> [What the exercise asks]: Report, as a bare number, how many lines hold "page".

-- Begin --

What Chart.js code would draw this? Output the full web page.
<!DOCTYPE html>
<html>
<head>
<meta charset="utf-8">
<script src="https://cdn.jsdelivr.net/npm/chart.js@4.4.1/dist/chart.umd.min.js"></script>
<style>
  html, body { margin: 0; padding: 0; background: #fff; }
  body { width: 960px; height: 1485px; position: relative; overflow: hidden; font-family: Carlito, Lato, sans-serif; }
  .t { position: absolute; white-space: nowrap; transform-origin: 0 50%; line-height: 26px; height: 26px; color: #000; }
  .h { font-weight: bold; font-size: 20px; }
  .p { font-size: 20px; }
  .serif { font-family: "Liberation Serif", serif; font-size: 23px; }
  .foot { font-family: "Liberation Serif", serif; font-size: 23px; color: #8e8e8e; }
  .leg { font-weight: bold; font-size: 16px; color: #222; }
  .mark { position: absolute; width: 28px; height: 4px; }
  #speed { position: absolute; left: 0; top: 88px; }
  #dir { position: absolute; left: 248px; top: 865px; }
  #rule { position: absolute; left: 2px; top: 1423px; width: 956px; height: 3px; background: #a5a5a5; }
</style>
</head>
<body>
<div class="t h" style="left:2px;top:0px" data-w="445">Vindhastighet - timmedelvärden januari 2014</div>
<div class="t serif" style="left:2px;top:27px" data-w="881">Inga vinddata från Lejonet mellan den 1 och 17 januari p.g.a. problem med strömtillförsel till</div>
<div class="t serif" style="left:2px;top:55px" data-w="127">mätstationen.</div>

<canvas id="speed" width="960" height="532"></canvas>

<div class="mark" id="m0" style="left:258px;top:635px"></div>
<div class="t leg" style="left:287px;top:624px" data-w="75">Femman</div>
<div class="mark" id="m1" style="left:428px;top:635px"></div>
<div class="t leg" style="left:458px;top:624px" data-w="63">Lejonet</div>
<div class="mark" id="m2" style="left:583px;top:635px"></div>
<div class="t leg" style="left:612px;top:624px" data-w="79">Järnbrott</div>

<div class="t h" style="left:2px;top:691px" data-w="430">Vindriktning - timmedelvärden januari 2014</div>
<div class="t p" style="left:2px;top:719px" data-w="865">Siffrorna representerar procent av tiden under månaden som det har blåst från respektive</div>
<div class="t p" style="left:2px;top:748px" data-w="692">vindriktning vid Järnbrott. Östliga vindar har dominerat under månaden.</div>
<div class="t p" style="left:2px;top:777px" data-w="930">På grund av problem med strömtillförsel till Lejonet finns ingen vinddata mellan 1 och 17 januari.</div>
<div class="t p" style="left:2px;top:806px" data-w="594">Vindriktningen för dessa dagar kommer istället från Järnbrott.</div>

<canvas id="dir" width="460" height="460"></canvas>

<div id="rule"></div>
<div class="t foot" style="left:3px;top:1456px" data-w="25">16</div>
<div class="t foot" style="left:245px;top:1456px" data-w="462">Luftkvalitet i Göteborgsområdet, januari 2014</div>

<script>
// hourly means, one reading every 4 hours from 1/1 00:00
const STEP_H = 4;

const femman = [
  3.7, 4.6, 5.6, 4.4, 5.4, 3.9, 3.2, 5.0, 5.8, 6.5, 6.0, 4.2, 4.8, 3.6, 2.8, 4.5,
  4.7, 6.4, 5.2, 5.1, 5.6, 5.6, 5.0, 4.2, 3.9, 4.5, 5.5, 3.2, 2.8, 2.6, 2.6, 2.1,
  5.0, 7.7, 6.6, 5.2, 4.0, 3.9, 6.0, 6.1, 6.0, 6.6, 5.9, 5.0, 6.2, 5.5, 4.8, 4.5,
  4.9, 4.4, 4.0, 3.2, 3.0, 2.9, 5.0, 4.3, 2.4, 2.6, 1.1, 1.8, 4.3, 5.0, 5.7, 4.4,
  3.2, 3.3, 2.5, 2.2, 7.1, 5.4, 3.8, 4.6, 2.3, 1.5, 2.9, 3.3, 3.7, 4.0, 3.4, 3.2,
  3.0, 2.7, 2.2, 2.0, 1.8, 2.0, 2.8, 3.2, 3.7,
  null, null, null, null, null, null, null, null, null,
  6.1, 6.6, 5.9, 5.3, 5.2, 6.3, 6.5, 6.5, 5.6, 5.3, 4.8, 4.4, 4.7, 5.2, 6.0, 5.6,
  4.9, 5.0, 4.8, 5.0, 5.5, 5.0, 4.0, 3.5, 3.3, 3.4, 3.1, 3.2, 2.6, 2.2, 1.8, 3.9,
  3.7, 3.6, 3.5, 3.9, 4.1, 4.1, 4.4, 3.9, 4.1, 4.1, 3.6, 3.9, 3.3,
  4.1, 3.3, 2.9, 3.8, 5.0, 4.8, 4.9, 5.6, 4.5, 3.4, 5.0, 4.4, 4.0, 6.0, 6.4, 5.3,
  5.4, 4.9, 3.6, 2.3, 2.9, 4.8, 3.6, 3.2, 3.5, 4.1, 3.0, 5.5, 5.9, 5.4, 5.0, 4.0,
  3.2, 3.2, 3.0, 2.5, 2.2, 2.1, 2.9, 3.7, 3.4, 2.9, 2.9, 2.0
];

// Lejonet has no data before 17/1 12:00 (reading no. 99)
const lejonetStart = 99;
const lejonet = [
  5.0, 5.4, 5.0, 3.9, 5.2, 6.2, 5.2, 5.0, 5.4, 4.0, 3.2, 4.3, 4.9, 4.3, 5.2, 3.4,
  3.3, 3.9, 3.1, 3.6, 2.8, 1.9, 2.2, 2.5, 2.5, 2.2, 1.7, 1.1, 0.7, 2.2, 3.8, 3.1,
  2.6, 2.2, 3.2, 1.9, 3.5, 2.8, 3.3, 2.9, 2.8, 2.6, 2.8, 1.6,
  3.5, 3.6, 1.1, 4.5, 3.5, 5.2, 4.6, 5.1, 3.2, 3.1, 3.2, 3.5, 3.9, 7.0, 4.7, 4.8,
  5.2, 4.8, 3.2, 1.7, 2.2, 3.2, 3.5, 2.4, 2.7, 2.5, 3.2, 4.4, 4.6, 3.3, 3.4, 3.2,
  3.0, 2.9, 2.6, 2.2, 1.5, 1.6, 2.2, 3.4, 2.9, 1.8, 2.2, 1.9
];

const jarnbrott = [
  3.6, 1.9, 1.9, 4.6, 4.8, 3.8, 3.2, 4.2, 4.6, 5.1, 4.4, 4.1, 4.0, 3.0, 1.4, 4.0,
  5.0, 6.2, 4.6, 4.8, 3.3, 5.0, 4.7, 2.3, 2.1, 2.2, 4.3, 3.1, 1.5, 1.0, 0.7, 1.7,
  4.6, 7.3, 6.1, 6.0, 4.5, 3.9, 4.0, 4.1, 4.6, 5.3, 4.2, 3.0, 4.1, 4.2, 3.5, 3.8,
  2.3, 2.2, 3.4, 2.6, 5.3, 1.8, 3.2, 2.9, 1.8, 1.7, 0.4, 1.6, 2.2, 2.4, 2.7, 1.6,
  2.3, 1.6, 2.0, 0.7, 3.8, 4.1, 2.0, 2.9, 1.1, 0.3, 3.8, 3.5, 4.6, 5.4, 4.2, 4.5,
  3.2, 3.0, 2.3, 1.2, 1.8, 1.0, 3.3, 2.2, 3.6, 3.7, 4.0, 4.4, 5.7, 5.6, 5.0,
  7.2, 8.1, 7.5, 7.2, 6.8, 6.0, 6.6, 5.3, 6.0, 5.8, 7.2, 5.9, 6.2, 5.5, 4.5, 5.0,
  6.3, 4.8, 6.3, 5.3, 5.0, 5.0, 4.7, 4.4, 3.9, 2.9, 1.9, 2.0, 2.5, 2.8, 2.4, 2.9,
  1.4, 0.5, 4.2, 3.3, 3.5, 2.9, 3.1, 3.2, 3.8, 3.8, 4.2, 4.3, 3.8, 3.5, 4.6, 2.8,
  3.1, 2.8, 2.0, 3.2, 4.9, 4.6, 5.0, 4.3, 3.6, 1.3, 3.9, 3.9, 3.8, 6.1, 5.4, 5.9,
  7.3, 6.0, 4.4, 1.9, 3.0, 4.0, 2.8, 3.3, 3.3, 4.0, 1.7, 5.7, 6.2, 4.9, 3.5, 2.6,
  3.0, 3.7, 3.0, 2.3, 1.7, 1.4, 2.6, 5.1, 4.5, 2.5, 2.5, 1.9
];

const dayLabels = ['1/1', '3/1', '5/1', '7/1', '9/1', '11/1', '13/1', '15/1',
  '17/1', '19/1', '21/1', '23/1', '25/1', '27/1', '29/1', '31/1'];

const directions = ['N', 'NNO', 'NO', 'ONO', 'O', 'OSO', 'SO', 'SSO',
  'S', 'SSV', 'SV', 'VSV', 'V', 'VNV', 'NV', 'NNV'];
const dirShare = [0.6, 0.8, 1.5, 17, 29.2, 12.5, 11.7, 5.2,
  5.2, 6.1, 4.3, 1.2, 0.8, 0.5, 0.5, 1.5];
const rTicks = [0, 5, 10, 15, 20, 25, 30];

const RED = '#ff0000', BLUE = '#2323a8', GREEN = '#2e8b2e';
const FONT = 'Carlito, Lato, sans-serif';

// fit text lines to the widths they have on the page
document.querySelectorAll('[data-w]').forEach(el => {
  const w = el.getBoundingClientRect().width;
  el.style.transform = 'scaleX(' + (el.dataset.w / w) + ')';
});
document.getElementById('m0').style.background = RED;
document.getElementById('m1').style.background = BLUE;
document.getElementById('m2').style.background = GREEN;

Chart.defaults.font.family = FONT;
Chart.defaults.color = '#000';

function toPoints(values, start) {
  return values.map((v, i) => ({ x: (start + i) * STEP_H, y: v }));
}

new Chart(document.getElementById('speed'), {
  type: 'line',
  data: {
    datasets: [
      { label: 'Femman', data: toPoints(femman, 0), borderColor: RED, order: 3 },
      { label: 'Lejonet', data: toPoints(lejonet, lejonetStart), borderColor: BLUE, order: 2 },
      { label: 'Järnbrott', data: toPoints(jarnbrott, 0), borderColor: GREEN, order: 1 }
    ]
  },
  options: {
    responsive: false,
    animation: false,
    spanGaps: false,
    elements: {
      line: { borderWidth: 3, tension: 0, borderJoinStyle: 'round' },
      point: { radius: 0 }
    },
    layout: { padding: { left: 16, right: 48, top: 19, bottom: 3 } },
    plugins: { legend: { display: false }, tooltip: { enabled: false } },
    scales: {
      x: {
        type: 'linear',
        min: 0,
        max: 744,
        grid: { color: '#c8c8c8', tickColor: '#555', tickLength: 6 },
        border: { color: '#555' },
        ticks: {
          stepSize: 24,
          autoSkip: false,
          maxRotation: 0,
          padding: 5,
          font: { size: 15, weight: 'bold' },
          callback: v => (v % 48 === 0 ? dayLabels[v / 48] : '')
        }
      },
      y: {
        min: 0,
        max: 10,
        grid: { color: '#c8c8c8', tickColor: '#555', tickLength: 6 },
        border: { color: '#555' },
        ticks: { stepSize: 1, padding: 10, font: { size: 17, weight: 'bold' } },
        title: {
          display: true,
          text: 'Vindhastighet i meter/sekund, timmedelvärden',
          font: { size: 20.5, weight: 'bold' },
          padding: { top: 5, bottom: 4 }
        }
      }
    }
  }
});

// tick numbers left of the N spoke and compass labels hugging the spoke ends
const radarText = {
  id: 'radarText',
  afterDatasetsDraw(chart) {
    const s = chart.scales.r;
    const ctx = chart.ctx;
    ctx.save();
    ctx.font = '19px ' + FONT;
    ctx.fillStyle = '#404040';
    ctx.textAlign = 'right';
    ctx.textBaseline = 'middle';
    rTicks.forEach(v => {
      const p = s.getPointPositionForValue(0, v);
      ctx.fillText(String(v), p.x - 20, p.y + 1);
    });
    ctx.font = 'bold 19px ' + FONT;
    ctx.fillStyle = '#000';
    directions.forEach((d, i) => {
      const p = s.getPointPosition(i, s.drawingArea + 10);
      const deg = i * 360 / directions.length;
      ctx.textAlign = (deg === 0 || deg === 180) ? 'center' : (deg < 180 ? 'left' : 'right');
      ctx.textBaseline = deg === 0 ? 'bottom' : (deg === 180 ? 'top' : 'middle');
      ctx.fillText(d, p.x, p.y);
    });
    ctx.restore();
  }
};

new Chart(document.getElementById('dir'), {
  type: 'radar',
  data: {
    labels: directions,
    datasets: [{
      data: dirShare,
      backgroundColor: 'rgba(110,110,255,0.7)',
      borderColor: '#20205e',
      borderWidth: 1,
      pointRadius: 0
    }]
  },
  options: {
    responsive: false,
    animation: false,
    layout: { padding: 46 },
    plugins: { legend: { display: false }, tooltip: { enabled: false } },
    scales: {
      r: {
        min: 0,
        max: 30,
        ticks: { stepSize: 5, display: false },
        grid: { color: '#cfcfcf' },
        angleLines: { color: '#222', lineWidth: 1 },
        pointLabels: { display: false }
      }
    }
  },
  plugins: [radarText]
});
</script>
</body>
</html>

-- End --

> [Solution for this problem]: 2